"Where are the black entrepreneurs who should be sitting around this table?", the very prominent Sandton CEO asked the room that was full of white entrepreneurial faces. The entrepreneurial faces belong to an entrepreneurial organisation. Of the many members only a handful are black. The banking CEO, as it turns out was asking a rhetorical question. "The absence of black entrepreneurs is probably a direct result of employment equity". If you are a skilled black person who is capable of starting a business the chances of you being swept up by the large corporates who are desperate to meet their EE commitments are very high. If you are an African woman and it's heard that you are printing your own business cards the corporate will come to the print shop and show you a telephone number for a sign on bonus and pick up the printing tab.
This conversation is anecdotal. But the comment is valid. It's long been argued that employment equity has stifled high-end black (specifically African) entrepreneurship. Yes we do have our Zungus – but I would argue that they aren't entrepreneurs in the true sense. Their business empires exist because of their connections with the ANC and Zuma in particular. This state of affairs is perpetuated by the ANC government who have recognised that they have lost the black middle class and are wooing them back for the 2016 municipal elections. It then doesn't come as a surprise that Zoomer's doddering state of the nation address had the following to say.

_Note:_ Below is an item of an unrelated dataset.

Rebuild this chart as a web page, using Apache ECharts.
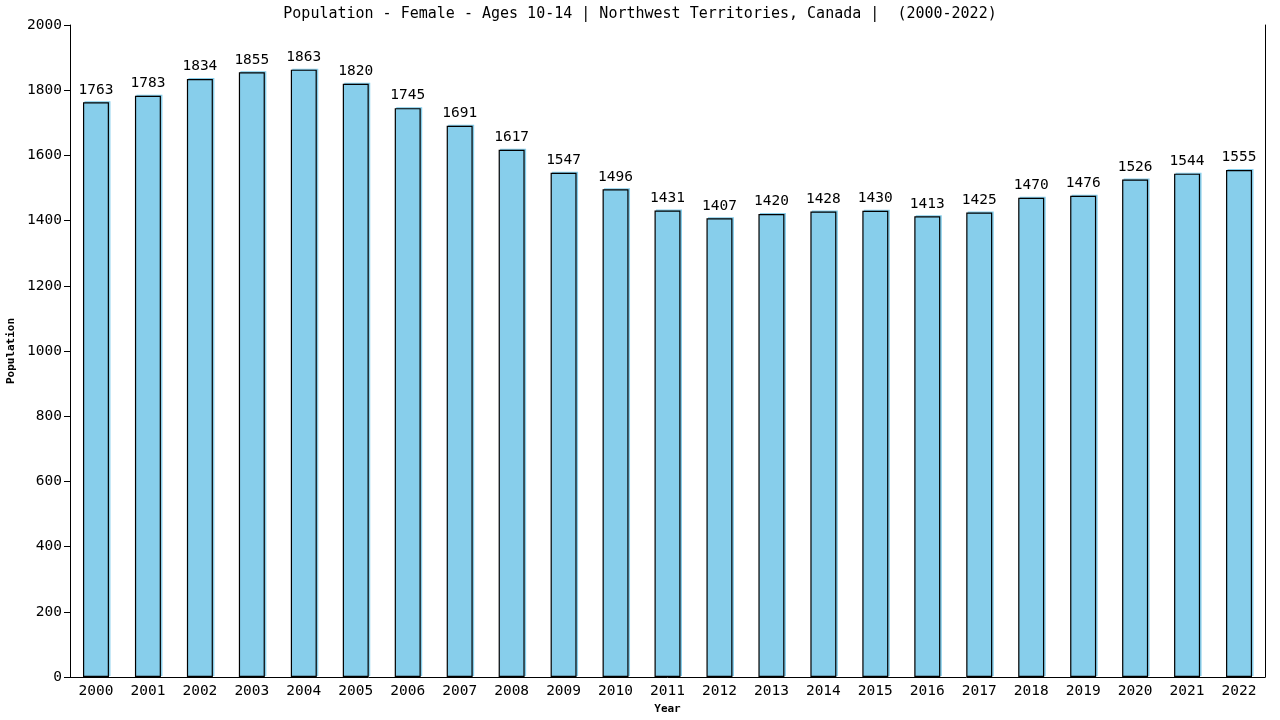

We will sharpen the implementation of the amended Broad-based Black Economic Empowerment Act and the Employment Equity Act, in order to transform the ownership, management and control of the economy. We will promote more employee and community share ownership schemes and boost the participation of black entrepreneurs in the re-industrialisation of the economy.

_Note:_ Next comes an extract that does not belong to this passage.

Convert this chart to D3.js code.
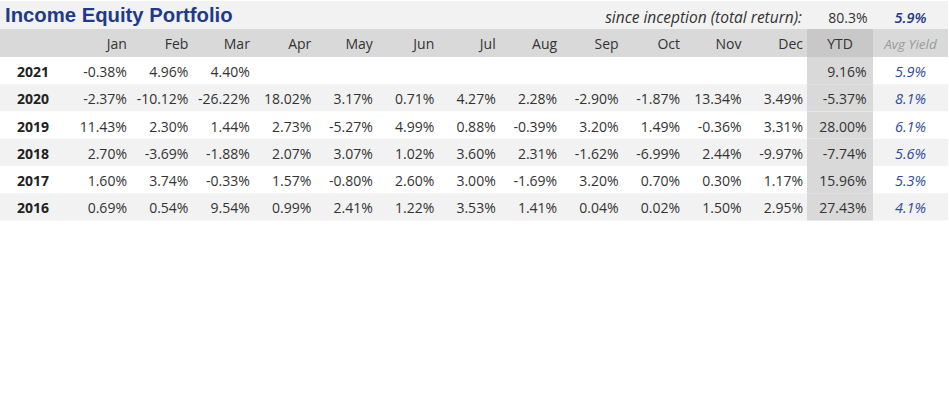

Ownership and management and control are a middle class aspirations. Employment equity and BEE are the vehicle that elevates the employees to the position where they are considered for ownership and management. All of the people targeted here are employees. The reference to broad-based ownership schemes is a small carrot for those at the bottom end of the economic spectrum. The reality is that the lucrative deals have been done and the money has been made. It's the third tier businesses that are going to put these deals together. Deals that will ultimately deliver very little for their broad-based shareholders. Deals that really shouldn't be done in the first place.

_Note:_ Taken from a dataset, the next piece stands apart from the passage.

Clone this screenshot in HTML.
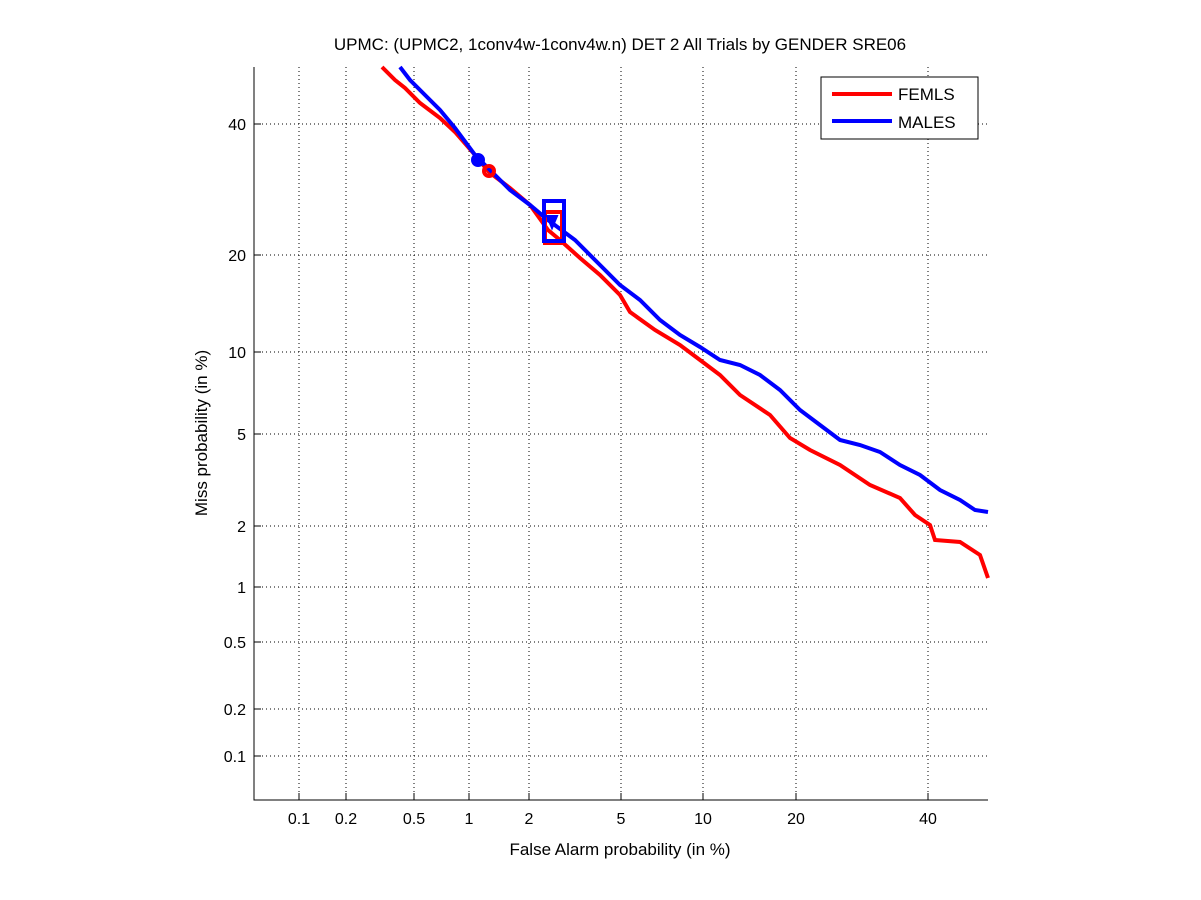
<!DOCTYPE html>
<html><head><style>body{margin:0;background:#fff}svg{display:block}text{font-family:"Liberation Sans",sans-serif}</style></head><body>
<svg width="1201" height="900" xmlns="http://www.w3.org/2000/svg">
<rect width="1201" height="900" fill="#fff"/>
<g stroke="#000" stroke-width="1" stroke-dasharray="1,3" fill="none">
<path d="M299 67V800M346 67V800M414 67V800M469 67V800M529 67V800M621 67V800M703 67V800M796 67V800M928 67V800"/>
<path d="M254 124H988M254 255H988M254 352H988M254 434H988M254 526H988M254 587H988M254 642H988M254 709H988M254 756H988"/>
</g>
<path d="M254 67V800H988" stroke="#000" fill="none"/>
<g stroke="#000"><path d="M299 800v-7M346 800v-7M414 800v-7M469 800v-7M529 800v-7M621 800v-7M703 800v-7M796 800v-7M928 800v-7M254 124h7M254 255h7M254 352h7M254 434h7M254 526h7M254 587h7M254 642h7M254 709h7M254 756h7"/></g>
<g font-size="16" text-anchor="middle">
<text x="299" y="824">0.1</text><text x="346" y="824">0.2</text><text x="414" y="824">0.5</text><text x="469" y="824">1</text><text x="529" y="824">2</text><text x="621" y="824">5</text><text x="703" y="824">10</text><text x="796" y="824">20</text><text x="928" y="824">40</text>
</g>
<g font-size="16" text-anchor="end">
<text x="246" y="130">40</text><text x="246" y="261">20</text><text x="246" y="358">10</text><text x="246" y="440">5</text><text x="246" y="532">2</text><text x="246" y="593">1</text><text x="246" y="648">0.5</text><text x="246" y="715">0.2</text><text x="246" y="762">0.1</text>
</g>
<text x="620" y="855" font-size="17" text-anchor="middle">False Alarm probability (in %)</text>
<text transform="translate(207,433) rotate(-90)" font-size="17" text-anchor="middle">Miss probability (in %)</text>
<text x="620" y="50" font-size="17" text-anchor="middle">UPMC: (UPMC2, 1conv4w-1conv4w.n) DET 2 All Trials by GENDER SRE06</text>
<polyline fill="none" stroke="#f00" stroke-width="4" points="382,67 395,80 405,88 420,103 440,118 455,132 475,155 489,172 510,188 530,205 548,230 560,240 580,258 600,275 620,295 630,312 655,330 680,345 700,360 720,375 740,395 770,415 790,438 810,450 840,465 870,485 900,498 915,515 930,525 935,540 960,542 980,555 988,578"/>
<polyline fill="none" stroke="#00f" stroke-width="4" points="400,67 410,80 425,95 440,110 455,128 475,155 490,170 510,190 530,205 548,220 575,240 600,265 620,285 640,300 660,320 680,335 700,347 720,360 740,365 760,375 780,390 800,410 820,425 840,440 860,445 880,452 900,465 920,475 940,490 960,500 975,510 988,512"/>
<circle cx="478" cy="160" r="6" fill="#00f" stroke="#00f" stroke-width="2"/>
<circle cx="489" cy="171" r="5" fill="none" stroke="#f00" stroke-width="4"/>
<rect x="545" y="212" width="17" height="31" fill="none" stroke="#f00" stroke-width="4"/>
<rect x="544" y="201" width="20" height="40" fill="none" stroke="#00f" stroke-width="4"/>
<path d="M547 216h10l-5 12z" fill="#00f" stroke="#00f" stroke-width="2"/>
<rect x="821" y="77" width="157" height="62" fill="#fff" stroke="#000"/>
<path d="M832 94h60" stroke="#f00" stroke-width="4"/><path d="M832 121h60" stroke="#00f" stroke-width="4"/>
<text x="898" y="100" font-size="17">FEMLS</text><text x="898" y="128" font-size="17">MALES</text>
</svg>
</body></html>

And so the black (specifically African) entrepreneurship class is doomed to non-existence. The black entrepreneurs that will "participate in the re-industrialisation of the economy" are probably going to be Zungu-like characters. Those true entrepreneurs like the banker I referred to are unlikely to surface in the short to medium term. As a result with the status quo being what it is I would imagine that entrepreneurship and employment creation are going to be the domain of white and Indian businesses.